======== RAW DATA ========

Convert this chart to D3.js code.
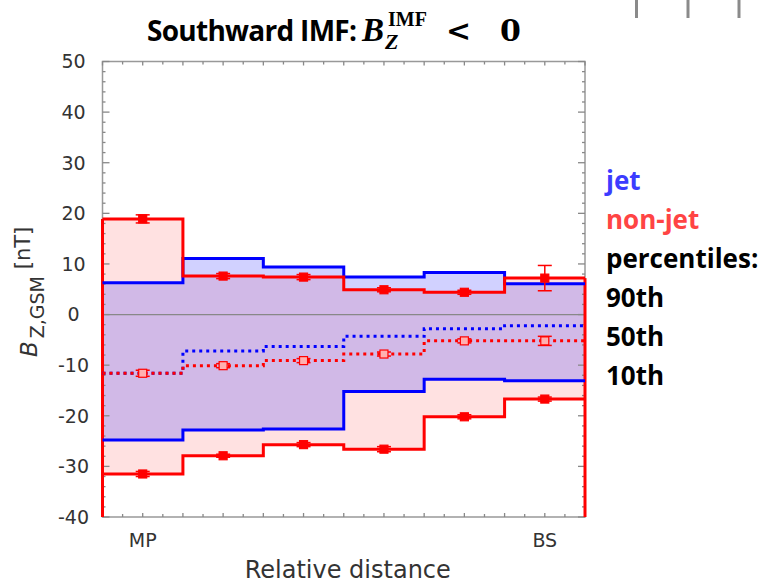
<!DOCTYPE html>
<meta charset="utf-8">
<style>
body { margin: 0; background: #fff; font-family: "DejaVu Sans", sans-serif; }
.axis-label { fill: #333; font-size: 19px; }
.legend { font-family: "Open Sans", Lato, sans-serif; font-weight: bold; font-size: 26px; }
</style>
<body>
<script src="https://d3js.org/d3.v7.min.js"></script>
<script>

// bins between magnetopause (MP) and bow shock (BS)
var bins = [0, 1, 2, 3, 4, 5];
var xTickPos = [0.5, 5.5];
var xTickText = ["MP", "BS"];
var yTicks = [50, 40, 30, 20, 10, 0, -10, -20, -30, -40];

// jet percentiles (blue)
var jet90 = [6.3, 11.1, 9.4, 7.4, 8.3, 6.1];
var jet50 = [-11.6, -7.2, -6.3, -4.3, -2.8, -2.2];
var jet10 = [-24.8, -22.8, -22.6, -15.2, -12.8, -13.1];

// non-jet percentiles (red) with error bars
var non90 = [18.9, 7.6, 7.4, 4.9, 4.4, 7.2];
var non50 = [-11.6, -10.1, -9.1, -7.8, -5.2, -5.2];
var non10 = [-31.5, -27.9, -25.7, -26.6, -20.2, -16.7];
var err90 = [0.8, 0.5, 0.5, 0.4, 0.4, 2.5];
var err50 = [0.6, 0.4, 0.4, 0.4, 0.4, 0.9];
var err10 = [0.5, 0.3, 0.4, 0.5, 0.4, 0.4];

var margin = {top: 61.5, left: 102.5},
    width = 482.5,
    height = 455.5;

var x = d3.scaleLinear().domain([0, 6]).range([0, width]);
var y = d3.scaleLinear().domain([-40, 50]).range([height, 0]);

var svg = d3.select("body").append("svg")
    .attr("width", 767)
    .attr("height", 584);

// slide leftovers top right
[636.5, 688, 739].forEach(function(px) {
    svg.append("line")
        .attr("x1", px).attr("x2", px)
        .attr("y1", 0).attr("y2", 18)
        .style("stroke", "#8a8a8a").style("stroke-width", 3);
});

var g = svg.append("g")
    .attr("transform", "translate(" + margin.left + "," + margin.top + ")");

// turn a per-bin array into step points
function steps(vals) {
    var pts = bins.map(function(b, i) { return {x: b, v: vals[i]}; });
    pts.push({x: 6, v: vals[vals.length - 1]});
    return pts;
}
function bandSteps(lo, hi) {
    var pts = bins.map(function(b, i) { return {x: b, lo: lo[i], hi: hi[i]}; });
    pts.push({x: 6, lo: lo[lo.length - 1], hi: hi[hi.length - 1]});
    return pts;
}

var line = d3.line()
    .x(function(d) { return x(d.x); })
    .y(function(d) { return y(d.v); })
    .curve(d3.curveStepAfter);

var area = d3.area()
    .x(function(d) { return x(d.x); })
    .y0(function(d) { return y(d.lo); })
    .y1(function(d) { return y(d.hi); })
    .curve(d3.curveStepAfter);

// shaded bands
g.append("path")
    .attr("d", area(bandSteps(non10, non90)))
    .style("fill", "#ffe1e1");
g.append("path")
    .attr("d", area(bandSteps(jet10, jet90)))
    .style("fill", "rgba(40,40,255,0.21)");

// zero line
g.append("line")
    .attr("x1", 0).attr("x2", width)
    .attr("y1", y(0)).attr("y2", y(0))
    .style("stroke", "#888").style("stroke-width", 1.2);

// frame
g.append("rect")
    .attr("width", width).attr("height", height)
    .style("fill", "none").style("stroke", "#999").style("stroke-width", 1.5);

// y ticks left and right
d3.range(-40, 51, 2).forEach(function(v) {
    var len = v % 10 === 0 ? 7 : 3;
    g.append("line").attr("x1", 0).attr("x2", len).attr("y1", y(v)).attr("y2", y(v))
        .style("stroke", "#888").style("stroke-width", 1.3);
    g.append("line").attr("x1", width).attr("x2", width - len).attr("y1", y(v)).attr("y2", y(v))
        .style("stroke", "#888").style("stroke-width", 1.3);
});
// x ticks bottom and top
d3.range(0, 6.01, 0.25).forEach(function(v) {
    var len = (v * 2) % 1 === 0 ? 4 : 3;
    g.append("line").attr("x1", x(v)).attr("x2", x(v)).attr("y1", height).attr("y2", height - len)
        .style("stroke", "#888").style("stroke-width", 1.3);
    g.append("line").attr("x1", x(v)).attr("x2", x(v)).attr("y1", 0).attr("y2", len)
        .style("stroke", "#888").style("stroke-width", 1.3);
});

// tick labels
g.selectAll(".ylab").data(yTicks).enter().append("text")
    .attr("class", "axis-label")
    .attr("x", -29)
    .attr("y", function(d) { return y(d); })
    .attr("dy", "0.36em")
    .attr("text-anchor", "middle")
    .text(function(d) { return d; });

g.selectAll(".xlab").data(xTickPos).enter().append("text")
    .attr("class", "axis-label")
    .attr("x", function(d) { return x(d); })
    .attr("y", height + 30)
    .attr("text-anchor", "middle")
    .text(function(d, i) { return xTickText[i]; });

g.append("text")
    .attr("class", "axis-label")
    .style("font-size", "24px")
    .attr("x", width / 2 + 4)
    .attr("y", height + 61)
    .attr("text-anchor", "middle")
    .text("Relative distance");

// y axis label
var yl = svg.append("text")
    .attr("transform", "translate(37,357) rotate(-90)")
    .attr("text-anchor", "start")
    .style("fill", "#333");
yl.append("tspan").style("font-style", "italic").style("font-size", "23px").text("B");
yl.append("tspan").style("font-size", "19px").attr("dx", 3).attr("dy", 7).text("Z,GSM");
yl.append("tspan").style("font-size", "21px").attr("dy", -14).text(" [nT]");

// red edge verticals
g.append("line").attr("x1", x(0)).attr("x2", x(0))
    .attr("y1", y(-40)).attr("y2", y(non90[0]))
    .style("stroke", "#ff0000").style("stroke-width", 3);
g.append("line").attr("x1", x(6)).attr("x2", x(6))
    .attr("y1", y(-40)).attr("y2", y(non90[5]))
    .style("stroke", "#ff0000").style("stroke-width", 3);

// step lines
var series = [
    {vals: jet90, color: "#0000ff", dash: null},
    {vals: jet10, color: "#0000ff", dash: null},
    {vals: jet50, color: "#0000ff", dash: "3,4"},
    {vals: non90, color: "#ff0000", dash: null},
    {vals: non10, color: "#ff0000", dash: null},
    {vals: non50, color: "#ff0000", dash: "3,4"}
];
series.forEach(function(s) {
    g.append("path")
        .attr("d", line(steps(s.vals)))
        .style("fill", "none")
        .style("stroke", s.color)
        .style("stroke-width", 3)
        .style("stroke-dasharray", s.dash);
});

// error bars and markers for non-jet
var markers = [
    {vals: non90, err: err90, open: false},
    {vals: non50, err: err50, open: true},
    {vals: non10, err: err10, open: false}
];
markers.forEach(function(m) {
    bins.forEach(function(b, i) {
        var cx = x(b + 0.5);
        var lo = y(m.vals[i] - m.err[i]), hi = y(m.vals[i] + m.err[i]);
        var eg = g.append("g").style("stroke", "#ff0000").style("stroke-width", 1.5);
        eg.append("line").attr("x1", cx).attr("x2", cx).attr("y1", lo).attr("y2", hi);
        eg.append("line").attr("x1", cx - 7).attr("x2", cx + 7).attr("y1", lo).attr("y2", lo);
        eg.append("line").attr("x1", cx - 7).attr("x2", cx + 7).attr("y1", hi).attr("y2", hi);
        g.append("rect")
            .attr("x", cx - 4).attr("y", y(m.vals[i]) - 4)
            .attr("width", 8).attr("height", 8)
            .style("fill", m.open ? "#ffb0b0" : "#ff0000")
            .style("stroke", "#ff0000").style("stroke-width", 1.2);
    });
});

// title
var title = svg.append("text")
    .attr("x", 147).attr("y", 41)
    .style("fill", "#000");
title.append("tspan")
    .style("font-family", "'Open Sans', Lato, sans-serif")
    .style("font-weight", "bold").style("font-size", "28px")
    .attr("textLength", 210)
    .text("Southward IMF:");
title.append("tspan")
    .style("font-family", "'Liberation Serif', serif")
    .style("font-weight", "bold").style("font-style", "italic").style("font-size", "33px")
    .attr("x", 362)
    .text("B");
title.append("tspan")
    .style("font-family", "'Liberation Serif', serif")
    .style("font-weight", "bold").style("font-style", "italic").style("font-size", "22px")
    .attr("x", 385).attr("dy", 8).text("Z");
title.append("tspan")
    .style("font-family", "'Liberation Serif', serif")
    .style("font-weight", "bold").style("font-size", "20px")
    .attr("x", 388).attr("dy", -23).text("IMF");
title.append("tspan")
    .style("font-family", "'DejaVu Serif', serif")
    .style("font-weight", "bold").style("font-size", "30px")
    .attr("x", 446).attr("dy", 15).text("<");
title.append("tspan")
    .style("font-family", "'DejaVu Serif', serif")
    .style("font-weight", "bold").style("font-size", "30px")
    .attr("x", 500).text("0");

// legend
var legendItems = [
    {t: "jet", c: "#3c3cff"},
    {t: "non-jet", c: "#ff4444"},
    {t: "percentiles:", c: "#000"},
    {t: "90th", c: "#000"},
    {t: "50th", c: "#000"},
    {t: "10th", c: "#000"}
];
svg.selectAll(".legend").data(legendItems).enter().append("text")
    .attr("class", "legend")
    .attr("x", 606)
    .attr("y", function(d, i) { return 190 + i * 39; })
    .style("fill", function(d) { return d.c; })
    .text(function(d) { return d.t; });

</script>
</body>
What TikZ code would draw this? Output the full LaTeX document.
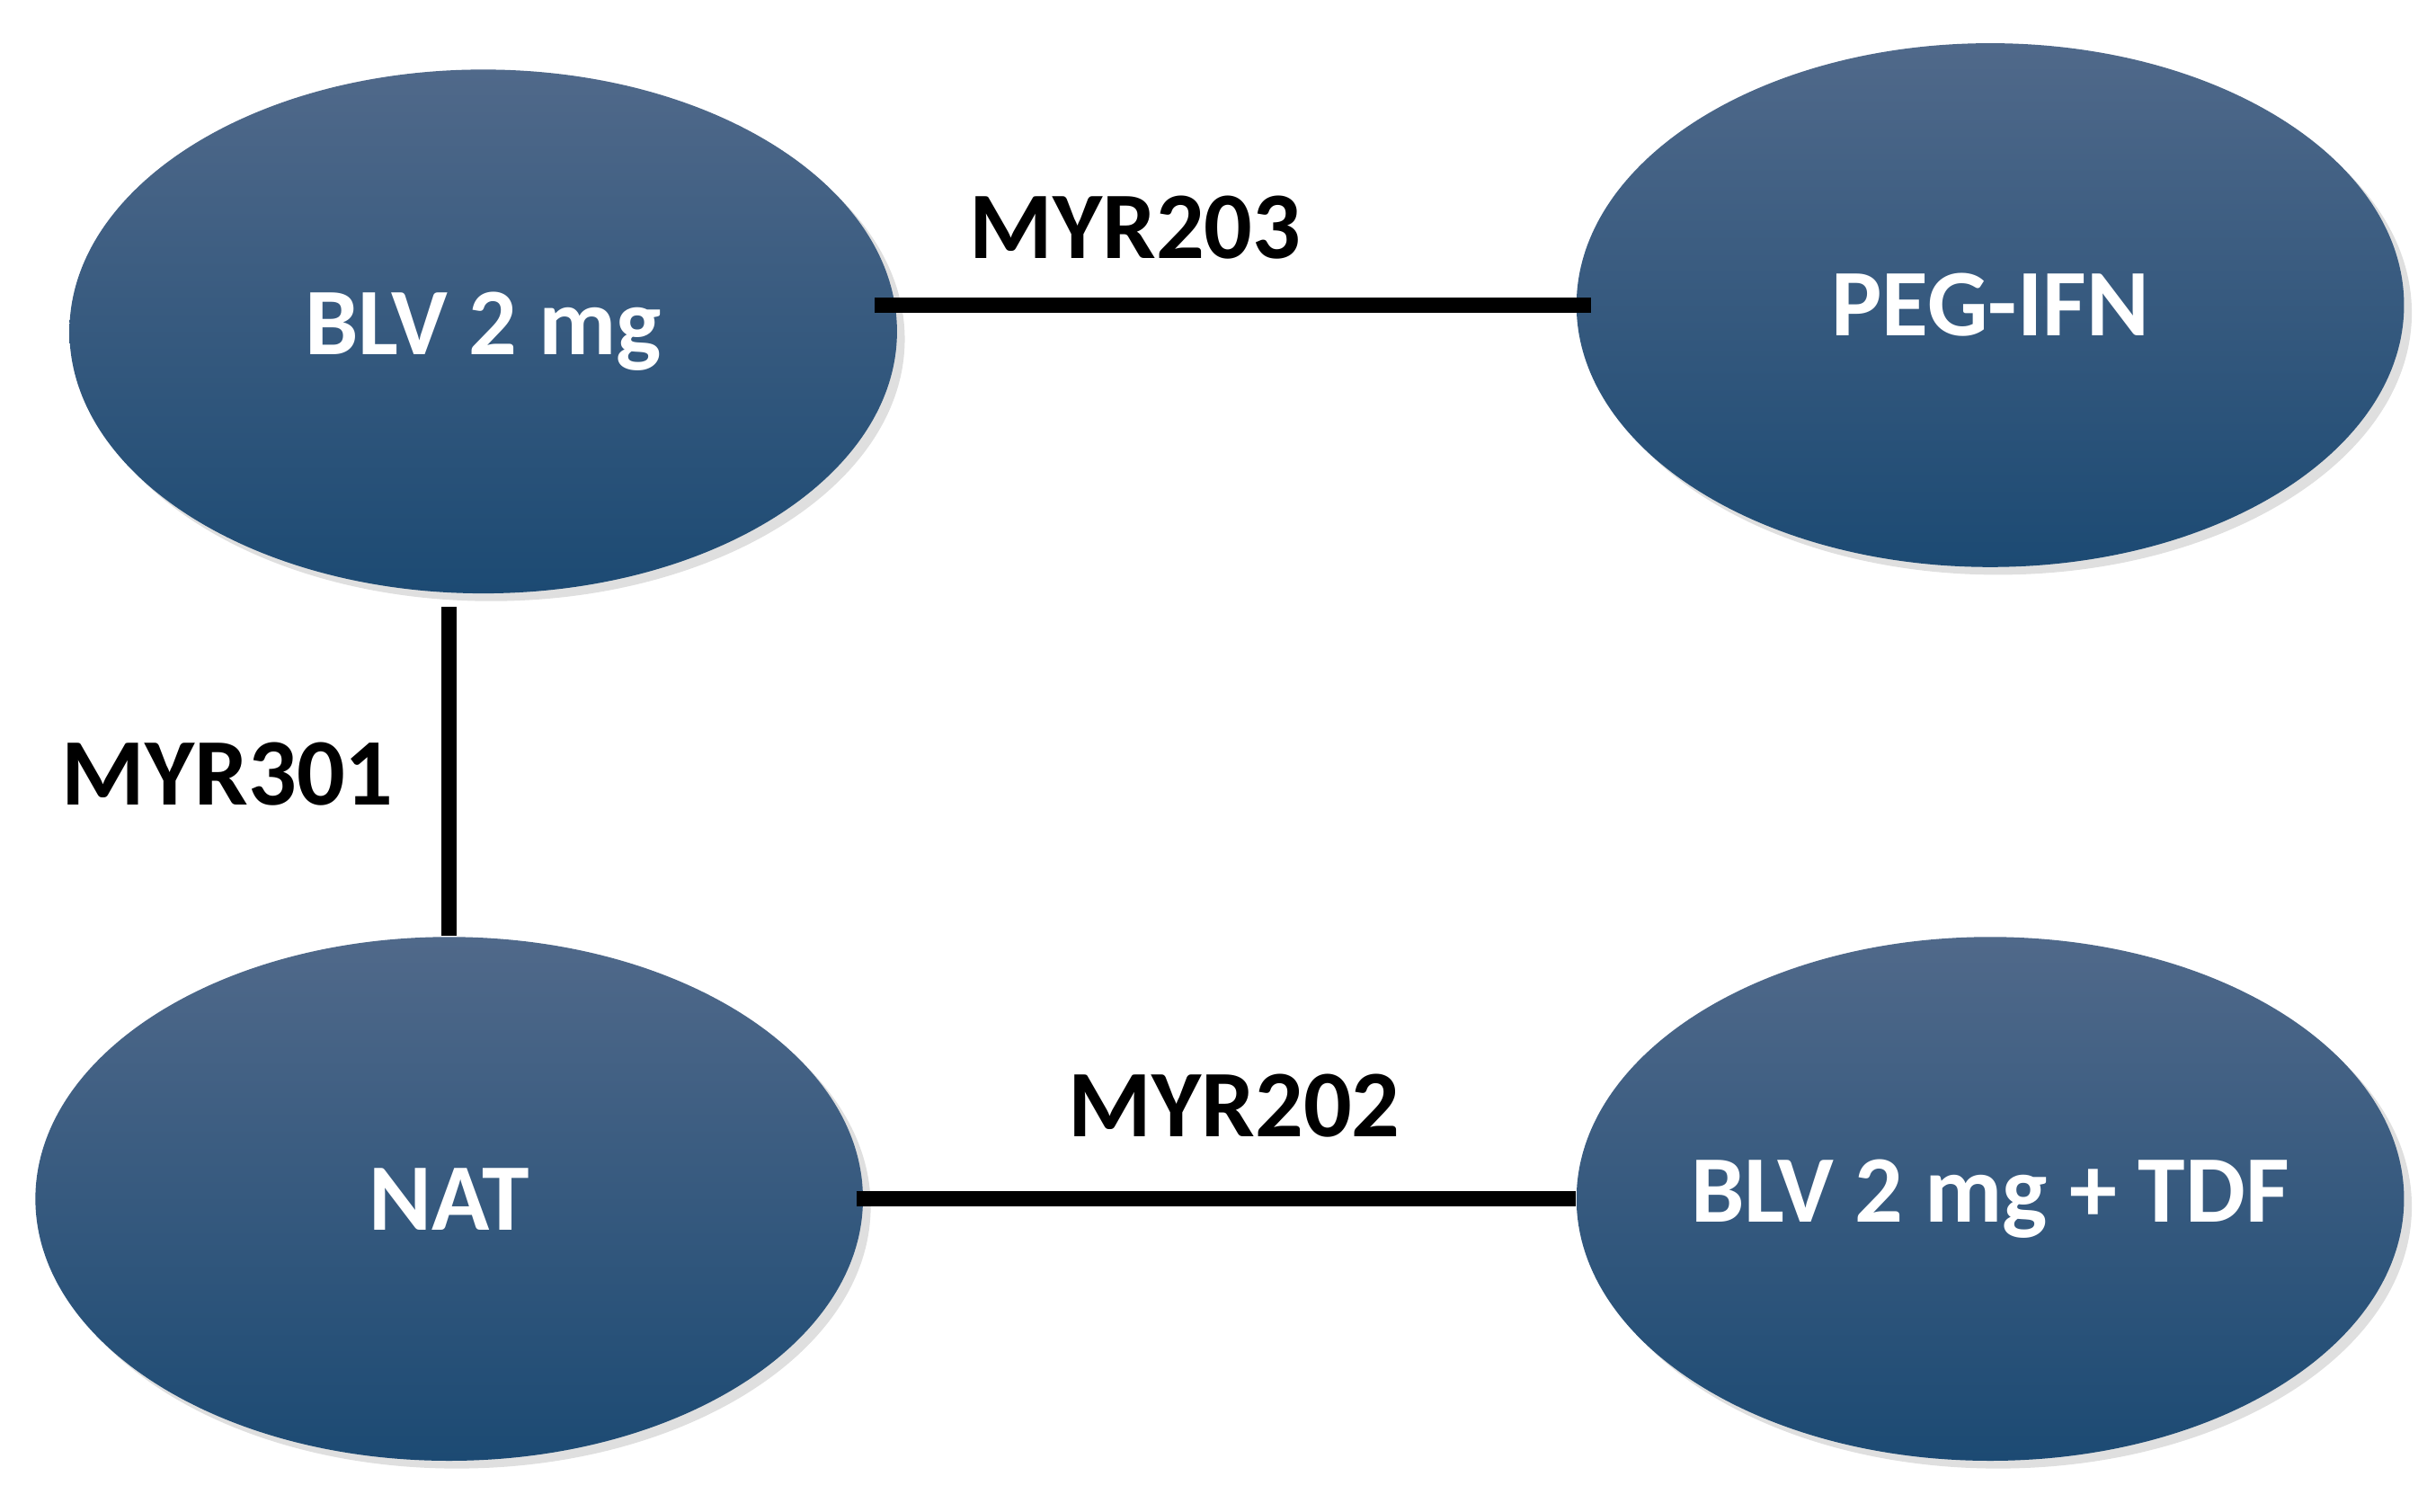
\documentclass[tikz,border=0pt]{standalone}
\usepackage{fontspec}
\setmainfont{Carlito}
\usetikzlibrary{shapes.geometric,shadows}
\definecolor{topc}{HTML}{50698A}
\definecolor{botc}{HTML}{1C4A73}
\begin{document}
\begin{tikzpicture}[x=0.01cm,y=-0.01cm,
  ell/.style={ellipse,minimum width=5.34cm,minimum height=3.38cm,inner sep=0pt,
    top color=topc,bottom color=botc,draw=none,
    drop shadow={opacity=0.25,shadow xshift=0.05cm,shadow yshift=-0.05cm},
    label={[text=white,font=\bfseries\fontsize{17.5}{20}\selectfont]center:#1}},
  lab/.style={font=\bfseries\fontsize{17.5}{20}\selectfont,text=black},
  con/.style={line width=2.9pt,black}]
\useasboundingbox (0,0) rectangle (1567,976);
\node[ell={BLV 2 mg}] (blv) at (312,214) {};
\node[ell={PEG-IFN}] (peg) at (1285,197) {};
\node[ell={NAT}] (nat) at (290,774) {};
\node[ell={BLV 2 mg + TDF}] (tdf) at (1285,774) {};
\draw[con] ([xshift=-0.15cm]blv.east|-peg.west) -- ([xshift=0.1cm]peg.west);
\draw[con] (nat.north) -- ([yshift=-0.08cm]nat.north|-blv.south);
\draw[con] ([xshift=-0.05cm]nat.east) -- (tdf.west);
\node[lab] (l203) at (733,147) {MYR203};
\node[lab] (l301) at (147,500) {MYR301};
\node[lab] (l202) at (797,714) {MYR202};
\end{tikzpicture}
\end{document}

========

TASK PROMPT -
Filter the entries down to the lines containing "code". Copy each of those lines.

COMPLETE OUTPUT -
Convert this chart to D3.js code.
What TikZ code would draw this? Output the full LaTeX document.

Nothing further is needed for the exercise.